→ Provided data
┌────────

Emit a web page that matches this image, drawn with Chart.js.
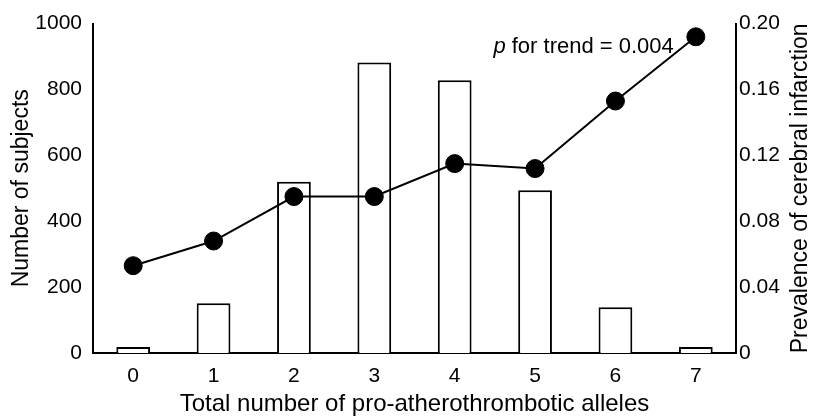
<!DOCTYPE html>
<html>
<head>
<meta charset="utf-8">
<script src="https://cdn.jsdelivr.net/npm/chart.js@4"></script>
<style>
  html, body { margin: 0; padding: 0; background: #fff; }
  #wrap { width: 816px; height: 416px; }
</style>
</head>
<body>
<div id="wrap"><canvas id="chart" width="816" height="416"></canvas></div>
<script>
const alleleCounts = ['0', '1', '2', '3', '4', '5', '6', '7'];
const subjectCounts = [18, 151, 520, 882, 828, 494, 139, 18];
const infarctionPrevalence = [0.053, 0.068, 0.095, 0.095, 0.115, 0.112, 0.153, 0.192];
const leftTicks = [0, 200, 400, 600, 800, 1000];
const rightTicks = [0, 0.04, 0.08, 0.12, 0.16, 0.20];

const FONT = 'Liberation Sans, Arial, Helvetica, sans-serif';
const TICK_SIZE = 21;
const TITLE_SIZE = 23;

// annotation and the right-hand title (Chart.js would rotate it the other way)
const extraText = {
    id: 'extraText',
    afterDraw(chart) {
        const ctx = chart.ctx;
        const xs = chart.scales.x;
        const ys = chart.scales.y1;
        const area = chart.chartArea;

        const xRight = xs.getPixelForValue(7) - 22;
        const yMid = ys.getPixelForValue(0.2) + 23;
        const rest = ' for trend = 0.004';
        ctx.save();
        ctx.fillStyle = '#000';
        ctx.textBaseline = 'middle';
        ctx.textAlign = 'left';
        ctx.font = '22px ' + FONT;
        const wRest = ctx.measureText(rest).width;
        ctx.font = 'italic 22px ' + FONT;
        const wP = ctx.measureText('p').width;
        const x0 = xRight - wRest - wP;
        ctx.fillText('p', x0, yMid);
        ctx.font = '22px ' + FONT;
        ctx.fillText(rest, x0 + wP, yMid);

        ctx.translate(chart.width - 15, (area.top + area.bottom) / 2);
        ctx.rotate(-Math.PI / 2);
        ctx.textAlign = 'center';
        ctx.font = TITLE_SIZE + 'px ' + FONT;
        ctx.fillText('Prevalence of cerebral infarction', 0, 0);
        ctx.restore();
    }
};

new Chart(document.getElementById('chart'), {
    data: {
        labels: alleleCounts,
        datasets: [{
            type: 'line',
            label: 'Prevalence of cerebral infarction',
            data: infarctionPrevalence,
            yAxisID: 'y1',
            borderColor: '#000',
            borderWidth: 2,
            backgroundColor: '#000',
            pointRadius: 9,
            pointBorderWidth: 1,
            tension: 0,
            order: 0
        }, {
            type: 'bar',
            label: 'Number of subjects',
            data: subjectCounts,
            yAxisID: 'y',
            backgroundColor: '#fff',
            borderColor: '#000',
            borderWidth: 2,
            barPercentage: 0.42,
            categoryPercentage: 1,
            order: 1
        }]
    },
    options: {
        responsive: false,
        animation: false,
        layout: { padding: { top: 22, left: 0, right: 0, bottom: 0 } },
        plugins: {
            legend: { display: false },
            tooltip: { enabled: false }
        },
        scales: {
            x: {
                offset: true,
                grid: { display: false, drawTicks: false },
                border: { display: true, color: '#000', width: 2 },
                ticks: { color: '#000', font: { family: FONT, size: TICK_SIZE }, padding: 11 },
                title: {
                    display: true,
                    text: 'Total number of pro-atherothrombotic alleles',
                    color: '#000',
                    font: { family: FONT, size: 24 },
                    padding: { top: 0, bottom: -3 }
                },
                afterFit(scale) { scale.height = 63; }
            },
            y: {
                position: 'left',
                min: 0,
                max: 1000,
                afterBuildTicks(scale) { scale.ticks = leftTicks.map(v => ({ value: v })); },
                grid: { display: false, drawTicks: false },
                border: { display: true, color: '#000', width: 2 },
                ticks: {
                    color: '#000',
                    font: { family: FONT, size: TICK_SIZE },
                    padding: 11,
                    callback: v => String(v)
                },
                title: {
                    display: true,
                    text: 'Number of subjects',
                    color: '#000',
                    font: { family: FONT, size: TITLE_SIZE },
                    padding: { top: 8, bottom: 0 }
                },
                afterFit(scale) { scale.width = 93; }
            },
            y1: {
                position: 'right',
                min: 0,
                max: 0.2,
                afterBuildTicks(scale) { scale.ticks = rightTicks.map(v => ({ value: v })); },
                grid: { display: false, drawTicks: false },
                border: { display: true, color: '#000', width: 2 },
                ticks: {
                    color: '#000',
                    font: { family: FONT, size: TICK_SIZE },
                    padding: 3,
                    callback: v => (v === 0 ? '0' : v.toFixed(2))
                },
                title: { display: false },
                afterFit(scale) { scale.width = 80; }
            }
        }
    },
    plugins: [extraText]
});
</script>
</body>
</html>
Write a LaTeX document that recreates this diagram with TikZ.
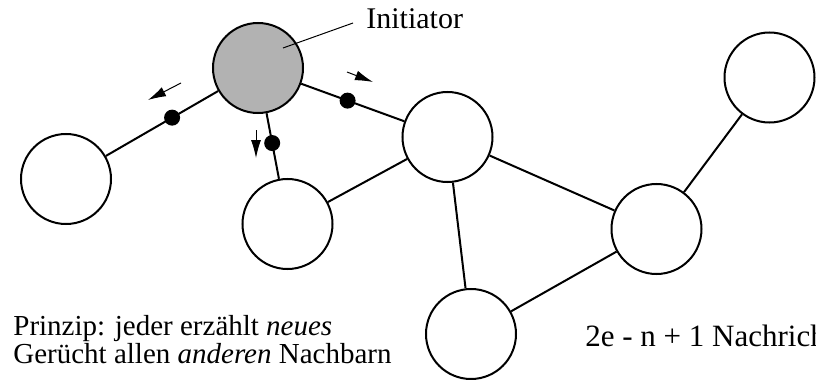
\documentclass[tikz,border=0pt]{standalone}
\usepackage{fontspec}
\setmainfont{Liberation Serif}
\usetikzlibrary{arrows.meta}
\begin{document}
\begin{tikzpicture}[x=0.5pt, y=-0.5pt,
  peer/.style={circle, draw, line width=1pt, minimum size=45pt, inner sep=0pt},
  msg/.style={circle, fill=black, minimum size=8pt, inner sep=0pt},
  link/.style={line width=1pt},
  hint/.style={-{Latex[length=9pt, width=5pt]}, line width=0.5pt},
  txt/.style={font=\fontsize{14.5}{17}\selectfont, inner sep=0pt}]
  \useasboundingbox (0,0) rectangle (816,380);
  \node[peer, fill=black!30] (init) at (258,68) {};
  \node[peer] (left) at (66,179) {};
  \node[peer] (low) at (287.5,224) {};
  \node[peer] (mid) at (447.5,137) {};
  \node[peer] (right) at (656.5,229) {};
  \node[peer] (far) at (769.5,77.5) {};
  \node[peer] (bottom) at (471,334) {};
  \draw[link] (init) -- node[msg, pos=0.41] (mleft) {} (left);
  \draw[link] (init) -- node[msg, pos=0.455] (mlow) {} (low);
  \draw[link] (init) -- node[msg, pos=0.45] (mmid) {} (mid);
  \draw[link] (low) -- (mid);
  \draw[link] (mid) -- (right);
  \draw[link] (mid) -- (bottom);
  \draw[link] (bottom) -- (right);
  \draw[link] (right) -- (far);
  \coordinate (amids) at (347,72);
  \coordinate (amide) at (373,82);
  \coordinate (alows) at (256,130);
  \coordinate (alowe) at (256,158);
  \coordinate (alefts) at (181,83);
  \coordinate (alefte) at (148,100);
  \draw[hint] (amids) -- (amide);
  \draw[hint] (alows) -- (alowe);
  \draw[hint] (alefts) -- (alefte);
  \node[txt, font=\fontsize{15}{17}\selectfont, anchor=base west] (initlabel) at (366,28) {Initiator};
  \coordinate (initpt) at (283,48);
  \coordinate (labelend) at (353,23);
  \draw[line width=0.5pt] (initpt) -- (labelend);
  \node[txt, anchor=base west] (prinzip) at (13,335) {Prinzip: jeder erzählt \textit{neues}};
  \node[txt, anchor=base west] (geruecht) at (13,363) {Gerücht allen \textit{anderen} Nachbarn};
  \node[txt, font=\fontsize{15.5}{17}\selectfont, anchor=base west] (count) at (585,346) {2e - n + 1 Nachrichten};
\end{tikzpicture}
\end{document}
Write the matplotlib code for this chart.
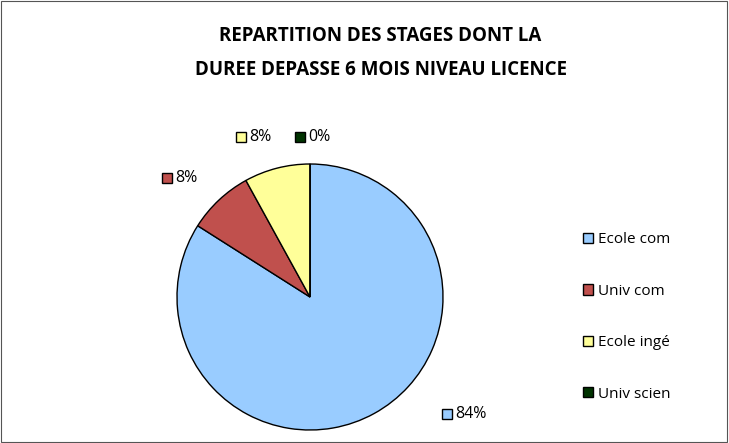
import numpy as np
import matplotlib
matplotlib.use("Agg")
import matplotlib.pyplot as plt
from matplotlib.patches import Patch, Rectangle

plt.rcParams['font.family'] = ['Open Sans', 'DejaVu Sans']

# Data
categories = ['Ecole com', 'Univ com', 'Ecole ingé', 'Univ scien']
values = [84, 8, 8, 0]
pct_labels = ['84%', '8%', '8%', '0%']
colors = ['#99CCFF', '#C0504D', '#FFFF99', '#003300']
title = 'REPARTITION DES STAGES DONT LA\nDUREE DEPASSE 6 MOIS NIVEAU LICENCE'

# label placement (angle in deg, distance in radii) - layout only
label_pos = [(-40.5, 1.355), (140.2, 1.40), (113.3, 1.31), (93.6, 1.205)]

fig = plt.figure(figsize=(7.29, 4.43), dpi=100)
fig.add_artist(Rectangle((0.002, 0.003), 0.995, 0.994, transform=fig.transFigure,
                         fill=False, edgecolor='#555555', linewidth=0.8))

cx, cy, r = 310, 297, 133
ax = fig.add_axes([(cx - r) / 729, (443 - cy - r) / 443, 2 * r / 729, 2 * r / 443])
ax.pie(values, colors=colors, startangle=90, counterclock=False,
       wedgeprops=dict(edgecolor='black', linewidth=1.0))
ax.set_xlim(-1, 1)
ax.set_ylim(-1, 1)
ax.set_aspect('auto')

for (ang, dist), lab, col in zip(label_pos, pct_labels, colors):
    x = dist * np.cos(np.radians(ang))
    y = dist * np.sin(np.radians(ang))
    ax.plot([x], [y], marker='s', markersize=7, markerfacecolor=col,
            markeredgecolor='black', markeredgewidth=1, clip_on=False)
    ax.text(x + 0.06, y, lab, fontsize=11.5, va='center', ha='left', clip_on=False)

fig.text(0.522, 0.880, title, ha='center', va='center', fontsize=13.5,
         fontweight='bold', linespacing=1.9)

handles = [Patch(facecolor=c, edgecolor='black', linewidth=1) for c in colors]
fig.legend(handles, categories, loc='center left',
           bbox_to_anchor=(583 / 729, 1 - 317 / 443), frameon=False,
           fontsize=11, handlelength=0.65, handleheight=0.65, handletextpad=0.35,
           labelspacing=2.38, borderpad=0, borderaxespad=0)

fig.savefig('out.png', dpi=100)
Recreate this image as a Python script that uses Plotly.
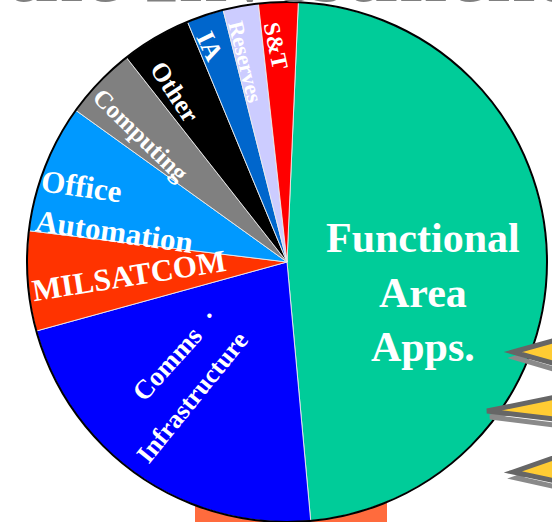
import plotly.graph_objects as go

# ---- data (percent of investment) ----
categories = ["Functional Area Apps.", "Comms Infrastructure", "MILSATCOM",
              "Office Automation", "Computing", "Other", "IA", "Reserves", "S&T"]
shares = [47.9, 22.2, 6.2, 8.0, 4.5, 4.35, 2.3, 2.2, 2.45]
slice_colors = ["#00CC99", "#0000FF", "#FF3300", "#0099FF", "#808080",
                "#000000", "#0066CC", "#CCCCFF", "#FF0000"]

W, H = 552, 522


def px(x):
    return x / W


def py(y):
    return 1 - y / H


# pie geometry (pixels)
CX, CY, R = 287, 262, 260
domain = dict(x=[px(CX - R), px(CX + R)], y=[max(0, py(CY + R)), min(1, py(CY - R))])

fig = go.Figure()
fig.add_trace(go.Pie(
    labels=categories, values=shares, sort=False, direction="clockwise",
    rotation=2.5, textinfo="none", hoverinfo="label+percent",
    marker=dict(colors=slice_colors, line=dict(color="rgba(235,235,235,0.9)", width=1)),
    domain=domain, showlegend=False,
))
# black rim
fig.add_trace(go.Pie(
    labels=["rim"], values=[1], textinfo="none", hoverinfo="skip",
    marker=dict(colors=["rgba(0,0,0,0)"], line=dict(color="black", width=2)),
    domain=domain, showlegend=False,
))

serif = "Liberation Serif, Times New Roman, serif"
labels = [
    # text, x, y, size, angle, align
    ("<b>Functional<br>Area<br>Apps.</b>", 423, 292, 42, 0, "center"),
    ("<b>MILSATCOM</b>", 129, 275, 31, -9, "center"),
    ("<b>Office<br>Automation</b>", 117, 211, 31, 8, "left"),
    ("<b>Computing</b>", 140, 135, 25, 44, "center"),
    ("<b>Other</b>", 174, 92, 26, 57, "center"),
    ("<b>IA</b>", 209, 46, 26, 64, "center"),
    ("<b>Reserves</b>", 246, 62, 22, 76, "center"),
    ("<b>S&amp;T</b>", 276, 45, 23, 78, "center"),
    ("<b>Comms</b>", 167, 364, 27, -48, "center"),
    ("<b>·</b>", 209, 316, 27, -48, "center"),
    ("<b>Infrastructure</b>", 192, 397, 26, -51, "center"),
]
for text, x, y, size, ang, al in labels:
    fig.add_annotation(
        text=text, x=px(x), y=py(y), xref="paper", yref="paper",
        xanchor="center", yanchor="middle", showarrow=False, textangle=ang,
        align=al, font=dict(family=serif, size=size, color="white"),
    )

# cut-off slide title at the top
fig.add_annotation(
    text="<b>the Investment</b>", x=px(3), y=py(22), xref="paper", yref="paper",
    xanchor="left", yanchor="bottom", showarrow=False,
    font=dict(family=serif, size=88, color="#808080"),
)

# slide decorations: orange bar behind the pie, lightning wedges at right
fig.add_shape(type="rect", xref="paper", yref="paper", layer="below",
              x0=px(195), x1=px(387), y0=py(530), y1=py(500),
              fillcolor="#FF6B3D", line=dict(width=0))
wedges = [(513, 352, 336, 368), (487, 411, 394, 421), (513, 472, 452, 484)]
for tx, ty, top, bot in wedges:
    shadow = f"M {px(tx+3)},{py(ty+6)} L {px(570)},{py(top+6)} L {px(570)},{py(bot+6)} Z"
    fig.add_shape(type="path", xref="paper", yref="paper", path=shadow,
                  fillcolor="rgba(0,0,0,0)", line=dict(color="#8a8a8a", width=5))
    path = f"M {px(tx)},{py(ty)} L {px(570)},{py(top)} L {px(570)},{py(bot)} Z"
    fig.add_shape(type="path", xref="paper", yref="paper", path=path,
                  fillcolor="#FFCC33", line=dict(color="#666666", width=5))

fig.update_layout(
    width=W, height=H, margin=dict(l=0, r=0, t=0, b=0),
    paper_bgcolor="white", plot_bgcolor="white",
)
fig.write_html("out.html", config={"displayModeBar": False},
               post_script="document.body.style.margin='0';")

└────────

→ The task
Starting at the line containing "Write the matplotlib code for this chart." and ending at the line containing "import plotly.graph_objects as go", copy those lines exactly, both included, and nothing more. Leave out any picture.

→ Complete output
Write the matplotlib code for this chart.
import numpy as np
import matplotlib
matplotlib.use("Agg")
import matplotlib.pyplot as plt
from matplotlib.patches import Patch, Rectangle

plt.rcParams['font.family'] = ['Open Sans', 'DejaVu Sans']

# Data
categories = ['Ecole com', 'Univ com', 'Ecole ingé', 'Univ scien']
values = [84, 8, 8, 0]
pct_labels = ['84%', '8%', '8%', '0%']
colors = ['#99CCFF', '#C0504D', '#FFFF99', '#003300']
title = 'REPARTITION DES STAGES DONT LA\nDUREE DEPASSE 6 MOIS NIVEAU LICENCE'

# label placement (angle in deg, distance in radii) - layout only
label_pos = [(-40.5, 1.355), (140.2, 1.40), (113.3, 1.31), (93.6, 1.205)]

fig = plt.figure(figsize=(7.29, 4.43), dpi=100)
fig.add_artist(Rectangle((0.002, 0.003), 0.995, 0.994, transform=fig.transFigure,
                         fill=False, edgecolor='#555555', linewidth=0.8))

cx, cy, r = 310, 297, 133
ax = fig.add_axes([(cx - r) / 729, (443 - cy - r) / 443, 2 * r / 729, 2 * r / 443])
ax.pie(values, colors=colors, startangle=90, counterclock=False,
       wedgeprops=dict(edgecolor='black', linewidth=1.0))
ax.set_xlim(-1, 1)
ax.set_ylim(-1, 1)
ax.set_aspect('auto')

for (ang, dist), lab, col in zip(label_pos, pct_labels, colors):
    x = dist * np.cos(np.radians(ang))
    y = dist * np.sin(np.radians(ang))
    ax.plot([x], [y], marker='s', markersize=7, markerfacecolor=col,
            markeredgecolor='black', markeredgewidth=1, clip_on=False)
    ax.text(x + 0.06, y, lab, fontsize=11.5, va='center', ha='left', clip_on=False)

fig.text(0.522, 0.880, title, ha='center', va='center', fontsize=13.5,
         fontweight='bold', linespacing=1.9)

handles = [Patch(facecolor=c, edgecolor='black', linewidth=1) for c in colors]
fig.legend(handles, categories, loc='center left',
           bbox_to_anchor=(583 / 729, 1 - 317 / 443), frameon=False,
           fontsize=11, handlelength=0.65, handleheight=0.65, handletextpad=0.35,
           labelspacing=2.38, borderpad=0, borderaxespad=0)

fig.savefig('out.png', dpi=100)
Recreate this image as a Python script that uses Plotly.
import plotly.graph_objects as go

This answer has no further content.